▼▼▼

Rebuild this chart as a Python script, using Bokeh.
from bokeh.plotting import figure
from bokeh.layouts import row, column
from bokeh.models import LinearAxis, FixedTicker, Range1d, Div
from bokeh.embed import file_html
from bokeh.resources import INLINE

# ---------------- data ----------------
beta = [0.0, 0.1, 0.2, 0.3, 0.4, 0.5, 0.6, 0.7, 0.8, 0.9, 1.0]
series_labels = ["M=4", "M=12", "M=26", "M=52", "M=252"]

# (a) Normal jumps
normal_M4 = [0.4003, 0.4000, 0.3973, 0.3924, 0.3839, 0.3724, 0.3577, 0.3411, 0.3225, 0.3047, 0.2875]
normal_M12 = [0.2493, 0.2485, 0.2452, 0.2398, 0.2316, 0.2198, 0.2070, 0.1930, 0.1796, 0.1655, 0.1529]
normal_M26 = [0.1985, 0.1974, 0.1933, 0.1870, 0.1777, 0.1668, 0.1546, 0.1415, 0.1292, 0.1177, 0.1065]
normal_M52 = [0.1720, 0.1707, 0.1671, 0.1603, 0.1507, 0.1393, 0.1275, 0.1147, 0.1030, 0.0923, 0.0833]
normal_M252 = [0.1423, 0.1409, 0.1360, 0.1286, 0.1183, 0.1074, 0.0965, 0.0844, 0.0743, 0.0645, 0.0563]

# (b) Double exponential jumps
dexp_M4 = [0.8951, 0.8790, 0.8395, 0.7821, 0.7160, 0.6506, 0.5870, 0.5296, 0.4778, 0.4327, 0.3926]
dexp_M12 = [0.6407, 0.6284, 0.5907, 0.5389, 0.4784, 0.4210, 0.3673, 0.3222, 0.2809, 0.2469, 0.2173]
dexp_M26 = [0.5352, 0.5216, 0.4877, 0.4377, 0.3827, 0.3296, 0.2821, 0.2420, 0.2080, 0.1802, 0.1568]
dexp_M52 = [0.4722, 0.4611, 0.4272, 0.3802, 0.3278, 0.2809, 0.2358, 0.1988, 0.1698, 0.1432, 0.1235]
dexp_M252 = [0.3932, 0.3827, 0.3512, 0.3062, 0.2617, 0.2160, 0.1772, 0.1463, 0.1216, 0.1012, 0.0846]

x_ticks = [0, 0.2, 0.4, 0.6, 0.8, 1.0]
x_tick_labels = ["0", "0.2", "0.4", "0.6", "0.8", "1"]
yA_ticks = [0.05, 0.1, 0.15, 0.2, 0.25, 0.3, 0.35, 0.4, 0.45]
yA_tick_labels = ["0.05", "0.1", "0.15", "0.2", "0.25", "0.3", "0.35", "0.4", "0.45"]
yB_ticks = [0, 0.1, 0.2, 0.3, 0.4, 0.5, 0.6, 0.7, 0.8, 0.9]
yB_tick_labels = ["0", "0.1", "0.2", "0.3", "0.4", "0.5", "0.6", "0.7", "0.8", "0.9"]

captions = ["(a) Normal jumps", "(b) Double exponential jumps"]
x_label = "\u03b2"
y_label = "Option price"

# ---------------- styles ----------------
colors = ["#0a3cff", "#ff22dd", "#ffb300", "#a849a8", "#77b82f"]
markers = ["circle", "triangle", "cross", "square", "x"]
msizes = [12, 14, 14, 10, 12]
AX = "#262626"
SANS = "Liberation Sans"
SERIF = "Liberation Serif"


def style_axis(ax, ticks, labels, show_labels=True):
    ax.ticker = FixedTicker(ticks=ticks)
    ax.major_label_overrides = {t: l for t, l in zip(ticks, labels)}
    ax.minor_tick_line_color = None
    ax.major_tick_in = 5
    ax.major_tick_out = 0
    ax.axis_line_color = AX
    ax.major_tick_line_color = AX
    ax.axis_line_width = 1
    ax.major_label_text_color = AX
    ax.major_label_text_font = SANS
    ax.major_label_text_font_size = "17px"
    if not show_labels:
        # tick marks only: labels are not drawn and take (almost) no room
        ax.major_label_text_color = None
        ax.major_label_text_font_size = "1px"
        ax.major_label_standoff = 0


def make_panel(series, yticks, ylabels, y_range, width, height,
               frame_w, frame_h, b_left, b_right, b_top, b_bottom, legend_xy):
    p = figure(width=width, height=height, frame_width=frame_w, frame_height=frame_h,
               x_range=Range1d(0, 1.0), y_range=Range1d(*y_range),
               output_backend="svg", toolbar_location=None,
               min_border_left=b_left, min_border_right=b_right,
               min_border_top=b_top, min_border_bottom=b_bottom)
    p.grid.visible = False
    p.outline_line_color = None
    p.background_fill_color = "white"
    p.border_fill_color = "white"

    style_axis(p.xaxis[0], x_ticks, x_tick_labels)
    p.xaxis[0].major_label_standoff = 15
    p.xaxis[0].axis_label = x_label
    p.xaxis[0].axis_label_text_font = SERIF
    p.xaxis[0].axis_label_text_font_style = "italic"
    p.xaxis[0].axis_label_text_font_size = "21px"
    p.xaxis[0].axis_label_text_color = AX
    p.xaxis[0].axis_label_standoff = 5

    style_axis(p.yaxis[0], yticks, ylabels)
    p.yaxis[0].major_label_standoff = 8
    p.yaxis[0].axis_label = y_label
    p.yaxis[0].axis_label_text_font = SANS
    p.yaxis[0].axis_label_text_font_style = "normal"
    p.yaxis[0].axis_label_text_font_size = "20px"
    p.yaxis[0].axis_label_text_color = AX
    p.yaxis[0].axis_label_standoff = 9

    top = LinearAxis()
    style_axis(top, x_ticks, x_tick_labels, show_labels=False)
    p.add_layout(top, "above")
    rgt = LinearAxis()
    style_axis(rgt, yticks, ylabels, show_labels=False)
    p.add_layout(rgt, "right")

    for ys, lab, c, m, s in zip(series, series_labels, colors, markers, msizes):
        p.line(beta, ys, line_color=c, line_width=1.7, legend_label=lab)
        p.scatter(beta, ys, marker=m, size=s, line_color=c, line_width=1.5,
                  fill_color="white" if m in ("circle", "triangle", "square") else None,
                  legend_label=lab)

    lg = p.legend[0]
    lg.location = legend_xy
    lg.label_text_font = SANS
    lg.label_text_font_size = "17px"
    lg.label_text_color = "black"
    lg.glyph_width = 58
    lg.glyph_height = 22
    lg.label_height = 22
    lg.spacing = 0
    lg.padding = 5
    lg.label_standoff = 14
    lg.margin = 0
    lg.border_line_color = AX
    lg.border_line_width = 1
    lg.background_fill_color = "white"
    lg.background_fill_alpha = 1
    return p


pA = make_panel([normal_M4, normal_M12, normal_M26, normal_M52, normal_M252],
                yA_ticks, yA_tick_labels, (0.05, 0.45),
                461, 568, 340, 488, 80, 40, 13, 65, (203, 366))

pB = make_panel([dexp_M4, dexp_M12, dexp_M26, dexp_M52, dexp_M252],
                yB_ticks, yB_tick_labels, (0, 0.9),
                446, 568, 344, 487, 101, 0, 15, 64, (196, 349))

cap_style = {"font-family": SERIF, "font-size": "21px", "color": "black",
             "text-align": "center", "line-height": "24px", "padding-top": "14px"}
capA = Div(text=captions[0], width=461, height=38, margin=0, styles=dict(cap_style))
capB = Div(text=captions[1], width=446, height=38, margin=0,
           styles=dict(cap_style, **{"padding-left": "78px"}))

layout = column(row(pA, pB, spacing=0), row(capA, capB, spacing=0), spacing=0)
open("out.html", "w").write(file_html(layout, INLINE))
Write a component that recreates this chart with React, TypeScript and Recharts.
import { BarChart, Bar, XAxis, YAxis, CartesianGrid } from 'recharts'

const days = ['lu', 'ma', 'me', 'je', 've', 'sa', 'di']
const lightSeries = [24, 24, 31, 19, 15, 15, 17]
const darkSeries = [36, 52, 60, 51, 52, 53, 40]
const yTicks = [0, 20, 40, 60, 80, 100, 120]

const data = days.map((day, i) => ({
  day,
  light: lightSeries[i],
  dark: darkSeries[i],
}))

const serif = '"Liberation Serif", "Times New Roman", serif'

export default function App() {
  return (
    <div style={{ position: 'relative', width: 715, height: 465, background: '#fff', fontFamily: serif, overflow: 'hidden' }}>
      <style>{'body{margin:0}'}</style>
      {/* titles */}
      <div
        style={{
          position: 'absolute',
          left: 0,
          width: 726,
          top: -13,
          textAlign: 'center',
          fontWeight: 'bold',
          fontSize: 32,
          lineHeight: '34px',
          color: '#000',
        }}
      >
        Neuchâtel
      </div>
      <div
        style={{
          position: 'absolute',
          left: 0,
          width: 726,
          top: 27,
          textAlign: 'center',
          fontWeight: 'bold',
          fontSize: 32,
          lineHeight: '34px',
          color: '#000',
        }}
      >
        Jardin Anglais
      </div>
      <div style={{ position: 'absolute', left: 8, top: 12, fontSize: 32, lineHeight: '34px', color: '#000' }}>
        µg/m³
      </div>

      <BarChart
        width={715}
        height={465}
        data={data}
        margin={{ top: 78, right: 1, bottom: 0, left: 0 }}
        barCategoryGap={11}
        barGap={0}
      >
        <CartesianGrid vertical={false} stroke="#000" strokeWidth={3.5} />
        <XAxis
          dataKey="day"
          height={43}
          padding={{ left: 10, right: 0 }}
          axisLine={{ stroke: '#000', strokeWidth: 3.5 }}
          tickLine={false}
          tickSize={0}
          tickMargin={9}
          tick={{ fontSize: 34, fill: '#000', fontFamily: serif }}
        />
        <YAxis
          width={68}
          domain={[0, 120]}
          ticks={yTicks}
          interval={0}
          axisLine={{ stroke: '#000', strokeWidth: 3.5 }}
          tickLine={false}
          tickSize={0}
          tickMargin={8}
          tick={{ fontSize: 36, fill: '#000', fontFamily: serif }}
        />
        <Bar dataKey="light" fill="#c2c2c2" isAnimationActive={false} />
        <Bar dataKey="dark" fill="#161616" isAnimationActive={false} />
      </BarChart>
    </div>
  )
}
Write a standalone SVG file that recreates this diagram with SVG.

▲▲▲

*EXERCISE BRIEF*: The first line of the records and every line down to the line with "0.0743, 0.0645, 0.0563]" must be quoted exactly; leave out all else.

*IN RESPONSE*:
Rebuild this chart as a Python script, using Bokeh.
from bokeh.plotting import figure
from bokeh.layouts import row, column
from bokeh.models import LinearAxis, FixedTicker, Range1d, Div
from bokeh.embed import file_html
from bokeh.resources import INLINE

# ---------------- data ----------------
beta = [0.0, 0.1, 0.2, 0.3, 0.4, 0.5, 0.6, 0.7, 0.8, 0.9, 1.0]
series_labels = ["M=4", "M=12", "M=26", "M=52", "M=252"]

# (a) Normal jumps
normal_M4 = [0.4003, 0.4000, 0.3973, 0.3924, 0.3839, 0.3724, 0.3577, 0.3411, 0.3225, 0.3047, 0.2875]
normal_M12 = [0.2493, 0.2485, 0.2452, 0.2398, 0.2316, 0.2198, 0.2070, 0.1930, 0.1796, 0.1655, 0.1529]
normal_M26 = [0.1985, 0.1974, 0.1933, 0.1870, 0.1777, 0.1668, 0.1546, 0.1415, 0.1292, 0.1177, 0.1065]
normal_M52 = [0.1720, 0.1707, 0.1671, 0.1603, 0.1507, 0.1393, 0.1275, 0.1147, 0.1030, 0.0923, 0.0833]
normal_M252 = [0.1423, 0.1409, 0.1360, 0.1286, 0.1183, 0.1074, 0.0965, 0.0844, 0.0743, 0.0645, 0.0563]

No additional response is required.